Out of Water
Loubna El Amine
We had been in Beirut for barely two days when the concierge told us we had only half a tank of water left to use in the apartment. At ten the next morning, he knocked on the door to say we were almost out. The water delivery truck was arriving a bit later, he said, and asked if I wanted to pay him in advance the 500,000 Lebanese liras (slightly more than five US dollars). We had not been at home much since we arrived and, when we were, had been consumed by the challenge of not overloading the power circuit. The concierge had made his disgruntlement clear the second time we asked him to flip the disjoncteur which he alone had access to, as demanded by the private generator company that provided most of our electricity. Now he was telling us we were nearly out of water.
The toddlers’ interest in the pull-up mechanism of the Lebanese toilet flusher became a source of much exasperation, as did their older brother’s inability to turn a recalcitrant tap completely off. We heard water dripping even when it wasn’t. Our son learned to ask every time whether he should flush or not – a zeal less prized when we weren’t at home. I was happy to learn from the instruction videos I found on YouTube that the ‘semi-automatic’ washing machine used less water than an automatic one.
This part of Beirut gets no water from the state. In the already congested streets of the Hamra area, water tankers are always stopped in front of one building or the other, sometimes late into the night, humming loudly. The building where my parents live, not too far from here, has its own well. It was dug during the civil war as a way to avoid the fees for state-provided water, which still flowed then. The well water is so salty that brushing your teeth is anything but a refreshing experience. The water we have been buying isn’t salty but, unlike state water, isn’t fit for drinking. It sometimes has sediment in it, perhaps because the tank is small and in need of cleaning.
Lebanon is supposed to be rich in water, at least compared with neighbouring countries. It boasts many rivers, as we were taught at school, and has as much groundwater as surface water. In early July, two men in the northern town of Bsharri were shot dead. Their killing was thought to be part of a long-standing dispute between Bsharri and the neighbouring district of Dinnieh over underground water reserves and flows from the high peaks of Qurnat as Sawda.

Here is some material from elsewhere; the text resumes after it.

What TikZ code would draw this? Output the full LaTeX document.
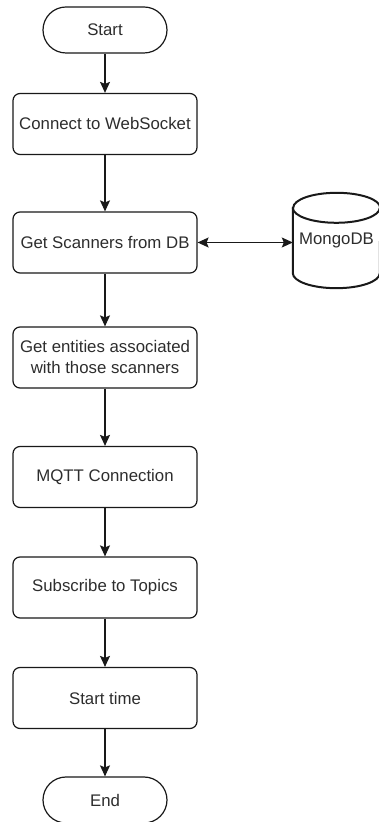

The media reported the episode with the usual sectarian gloss: Bsharri is Maronite Christian while Dinnieh is Sunni Muslim. Some even raised suspicions about a role for Hizbullah in the feud, although there is no significant Shi’a population in the area. A few analysts suggested the conflict was a distraction from the stagnant business of electing a new president. The caretaker government responded to the shootings by promising to complete a survey of the disputed land to ascertain areas of jurisdiction. Environmental groups, meanwhile, have been pushing for the mountains and their aquifers to be considered protected land for the use of everyone.
I resigned myself to having to request a water delivery every other day. As proof of delivery the concierge would send me a WhatsApp image of the cauldron-shaped tank on the roof, filled to the brim.
One day while I was working at a coffeeshop, a man came to fix the air conditioning unit in the ceiling. I was sitting almost under it, and felt uneasy as he reached from his ladder and brought down the whole cover, which hung suspended by a set of cables. All of a sudden, something fell from the gaping hole onto the table I was sitting at. It was a glass bottle. It landed upright and cracked but didn’t break. It was covered with a film of dirt but I could see that the bottle was still full of water.